• DIRECTION
Working from the top of the listing below, retype each line through the line containing "shapes = []", both included, with no pictures.

• DATA LINES
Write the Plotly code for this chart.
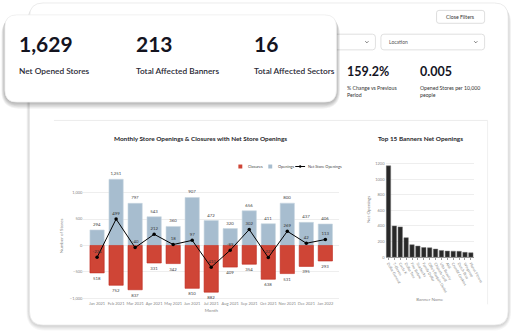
import plotly.graph_objects as go

W, H = 526, 336
FONT = "Lato"

# ---------------- data ----------------
months = ["Jan 2021", "Feb 2021", "Mar 2021", "Apr 2021", "May 2021", "Jun 2021",
          "Jul 2021", "Aug 2021", "Sep 2021", "Oct 2021", "Nov 2021", "Dec 2021", "Jan 2022"]
openings = [294, 1251, 797, 543, 360, 907, 472, 320, 656, 411, 800, 437, 406]
closures = [518, 752, 837, 331, 342, 810, 882, 409, 354, 638, 531, 395, 293]
net_openings = [-224, 499, -40, 212, 18, 97, -410, -89, 302, -227, 269, 42, 113]

banners = ["Dollar General", "7-Eleven", "Circle K", "Dollar Tree", "Five Below",
           "Starbucks", "Family Dollar", "Ollie's Bargain Outlet", "Chipotle Grill",
           "Ulta Beauty", "Aldi", "Crumbl Cookies", "Dutch Bros", "Wingstop", "Planet Fitness"]
banner_net = [1170, 400, 388, 250, 160, 142, 124, 120, 104, 86, 78, 77, 75, 62, 57]

kpi_values = ["1,629", "213", "16"]
kpi_labels = ["Net Opened Stores", "Total Affected Banners", "Total Affected Sectors"]
small_values = ["159.2%", "0.005"]
small_labels = ["% Change vs Previous<br>Period", "Opened Stores per 10,000<br>people"]


def X(x):
    return x / W


def Y(y):
    return 1 - y / H


def rrect(x0, y0, x1, y1, r):
    p = lambda x, y: f"{X(x):.5f},{Y(y):.5f}"
    return (f"M {p(x0+r, y0)} L {p(x1-r, y0)} Q {p(x1, y0)} {p(x1, y0+r)} "
            f"L {p(x1, y1-r)} Q {p(x1, y1)} {p(x1-r, y1)} L {p(x0+r, y1)} "
            f"Q {p(x0, y1)} {p(x0, y1-r)} L {p(x0, y0+r)} Q {p(x0, y0)} {p(x0+r, y0)} Z")


shapes = []


def add_card(x0, y0, x1, y1, r, shadow_alpha, shadow_layers, border="#e4e4e4"):
    for i in range(shadow_layers, 0, -1):
        shapes.append(dict(type="path", xref="paper", yref="paper",
                           path=rrect(x0 - i * 0.6, y0 + i * 0.4, x1 + i * 0.6, y1 + i * 1.1, r + i),
                           fillcolor=f"rgba(0,0,0,{shadow_alpha})", line=dict(width=0), layer="below"))
    shapes.append(dict(type="path", xref="paper", yref="paper", path=rrect(x0, y0, x1, y1, r),
                       fillcolor="white", line=dict(color=border, width=0.8), layer="below"))


# outer dashboard card
add_card(30, 2, 518, 327, 14, 0.035, 5, border="#e6e6e6")

# separator lines inside
shapes.append(dict(type="line", xref="paper", yref="paper", x0=X(55), x1=X(497), y0=Y(120.5), y1=Y(120.5),
                   line=dict(color="#e6e6e6", width=0.8), layer="below"))
shapes.append(dict(type="line", xref="paper", yref="paper", x0=X(497), x1=X(497), y0=Y(120.5), y1=Y(306),
                   line=dict(color="#ececec", width=0.8), layer="below"))

# close filters button
shapes.append(dict(type="path", xref="paper", yref="paper", path=rrect(445, 9.5, 494, 22.5, 2.5),
                   fillcolor="white", line=dict(color="#d5d5d5", width=0.8), layer="below"))
# dropdowns
for (x0, x1, cx) in [(300, 382.7, 374), (388.3, 494, 485)]:
    shapes.append(dict(type="path", xref="paper", yref="paper", path=rrect(x0, 33.5, x1, 49.3, 3),
                       fillcolor="white", line=dict(color="#d8d8d8", width=0.8), layer="below"))
    shapes.append(dict(type="path", xref="paper", yref="paper",
                       path=f"M {X(cx-1.6)},{Y(40.6)} L {X(cx)},{Y(42.2)} L {X(cx+1.6)},{Y(40.6)}",
                       line=dict(color="#555", width=0.8), layer="below"))

# KPI card on top
add_card(5, 14, 343, 102, 12, 0.05, 6, border="#ececec")

annotations = []


def txt(x, y, text, size, color="#333", xanchor="left", yanchor="middle", weight="normal"):
    annotations.append(dict(x=X(x), y=Y(y), xref="paper", yref="paper", text=text, showarrow=False,
                            xanchor=xanchor, yanchor=yanchor, align="left",
                            font=dict(family=FONT, size=size, color=color, weight=weight)))


for xk, v, l in zip([17, 137, 257], kpi_values, kpi_labels):
    txt(xk, 43, v, 21, "#14141f", weight="bold")
    txt(xk, 71, l, 8.3, "#2a2a36", weight=600)

for xk, v, l in zip([351.5, 426], small_values, small_labels):
    txt(xk, 71, v, 12.5, "#14141f", weight="bold")
    txt(xk, 91.5, l, 5.2, "#333")

txt(469.5, 16, "Close Filters", 5.2, "#333", xanchor="center")
txt(394, 41.3, "Location", 5.0, "#555")

# chart titles
txt(204.5, 139, "Monthly Store Openings & Closures with Net Store Openings", 6.4, "#1e1e2a",
    xanchor="center", weight="bold")
txt(428.5, 138.5, "Top 15 Banners Net Openings", 6.4, "#1e1e2a", xanchor="center", weight="bold")

# manual legend
RED = "#cf4536"
BLUE = "#a7bdcf"
LG = 3.9
shapes.append(dict(type="rect", xref="paper", yref="paper", x0=X(243), x1=X(247), y0=Y(169), y1=Y(165),
                   fillcolor=RED, line=dict(width=0)))
txt(250.5, 167, "Closures", LG, "#444")
shapes.append(dict(type="rect", xref="paper", yref="paper", x0=X(273.5), x1=X(277.5), y0=Y(169), y1=Y(165),
                   fillcolor=BLUE, line=dict(width=0)))
txt(281, 167, "Openings", LG, "#444")
shapes.append(dict(type="line", xref="paper", yref="paper", x0=X(301), x1=X(311), y0=Y(167), y1=Y(167),
                   line=dict(color="black", width=1)))
shapes.append(dict(type="circle", xref="paper", yref="paper", x0=X(304.8), x1=X(307.2), y0=Y(168.2), y1=Y(165.8),
                   fillcolor="black", line=dict(width=0)))
txt(312, 167, "Net Store Openings", LG, "#444")

fig = go.Figure()

fig.add_trace(go.Bar(x=months, y=openings, name="Openings", marker=dict(color=BLUE, line=dict(color="#c9d6e1", width=0.6)),
                     text=[f"{v:,}" for v in openings], textposition="outside",
                     textfont=dict(family=FONT, size=4.3, color="#444"), cliponaxis=False,
                     xaxis="x", yaxis="y", showlegend=False))
fig.add_trace(go.Bar(x=months, y=[-c for c in closures], name="Closures",
                     marker=dict(color=RED, line=dict(color="#c0281c", width=0.6)),
                     text=[f"{v:,}" for v in closures], textposition="outside",
                     textfont=dict(family=FONT, size=4.3, color="#444"), cliponaxis=False,
                     xaxis="x", yaxis="y", showlegend=False))
fig.add_trace(go.Scatter(x=months, y=net_openings, name="Net Store Openings", mode="lines+markers+text",
                         line=dict(color="black", width=1), marker=dict(color="black", size=3.5),
                         text=[f"{v:,}" for v in net_openings], textposition="top center",
                         textfont=dict(family=FONT, size=4.3, color="#333"), cliponaxis=False,
                         xaxis="x", yaxis="y", showlegend=False))

fig.add_trace(go.Bar(x=banners, y=banner_net, name="Net Openings",
                     marker=dict(color="#282828", line=dict(color="#777", width=0.5)),
                     xaxis="x2", yaxis="y2", showlegend=False))

axis_font = dict(family=FONT, size=4.0, color="#888")
title_font = dict(family=FONT, size=4.5, color="#888")

fig.update_layout(
    width=W, height=H, margin=dict(l=0, r=0, t=0, b=0),
    paper_bgcolor="white", plot_bgcolor="rgba(0,0,0,0)",
    barmode="overlay", bargap=0.25,
    font=dict(family=FONT),
    shapes=shapes, annotations=annotations,
    xaxis=dict(domain=[X(85), X(346)], anchor="y", type="category", range=[-0.72, 12.74],
               tickangle=0, tickfont=axis_font, showgrid=False, ticks="", showline=False, zeroline=False,
               title=dict(text="Month", font=title_font, standoff=3)),
    yaxis=dict(domain=[Y(302), Y(172)], anchor="x", range=[-1036, 1399],
               tickvals=[-1000, -500, 0, 500, 1000], tickformat=",", tickfont=axis_font,
               gridcolor="#eeeeee", gridwidth=0.8, zeroline=False, showline=False, ticks="",
               title=dict(text="Number of Stores", font=title_font, standoff=6)),
    xaxis2=dict(domain=[X(393), X(483)], anchor="y2", type="category", tickangle=60,
                tickfont=dict(family=FONT, size=3.7, color="#888"), showgrid=False,
                showline=True, linecolor="#999", linewidth=0.8, ticks="outside", ticklen=2,
                tickcolor="#999", tickwidth=0.5, zeroline=False,
                title=dict(text="Banner Name", font=title_font, standoff=4)),
    yaxis2=dict(domain=[Y(258.5), Y(162)], anchor="x2", range=[0, 1225],
                tickvals=[0, 200, 400, 600, 800, 1000, 1200], tickformat="d", tickfont=axis_font,
                gridcolor="#eeeeee", gridwidth=0.8, zeroline=False, showline=False, ticks="",
                title=dict(text="Net Openings", font=title_font, standoff=4)),
)

fig.write_html("out.html")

• SOLVED EXERCISE
Write the Plotly code for this chart.
import plotly.graph_objects as go

W, H = 526, 336
FONT = "Lato"

# ---------------- data ----------------
months = ["Jan 2021", "Feb 2021", "Mar 2021", "Apr 2021", "May 2021", "Jun 2021",
          "Jul 2021", "Aug 2021", "Sep 2021", "Oct 2021", "Nov 2021", "Dec 2021", "Jan 2022"]
openings = [294, 1251, 797, 543, 360, 907, 472, 320, 656, 411, 800, 437, 406]
closures = [518, 752, 837, 331, 342, 810, 882, 409, 354, 638, 531, 395, 293]
net_openings = [-224, 499, -40, 212, 18, 97, -410, -89, 302, -227, 269, 42, 113]

banners = ["Dollar General", "7-Eleven", "Circle K", "Dollar Tree", "Five Below",
           "Starbucks", "Family Dollar", "Ollie's Bargain Outlet", "Chipotle Grill",
           "Ulta Beauty", "Aldi", "Crumbl Cookies", "Dutch Bros", "Wingstop", "Planet Fitness"]
banner_net = [1170, 400, 388, 250, 160, 142, 124, 120, 104, 86, 78, 77, 75, 62, 57]

kpi_values = ["1,629", "213", "16"]
kpi_labels = ["Net Opened Stores", "Total Affected Banners", "Total Affected Sectors"]
small_values = ["159.2%", "0.005"]
small_labels = ["% Change vs Previous<br>Period", "Opened Stores per 10,000<br>people"]


def X(x):
    return x / W


def Y(y):
    return 1 - y / H


def rrect(x0, y0, x1, y1, r):
    p = lambda x, y: f"{X(x):.5f},{Y(y):.5f}"
    return (f"M {p(x0+r, y0)} L {p(x1-r, y0)} Q {p(x1, y0)} {p(x1, y0+r)} "
            f"L {p(x1, y1-r)} Q {p(x1, y1)} {p(x1-r, y1)} L {p(x0+r, y1)} "
            f"Q {p(x0, y1)} {p(x0, y1-r)} L {p(x0, y0+r)} Q {p(x0, y0)} {p(x0+r, y0)} Z")


shapes = []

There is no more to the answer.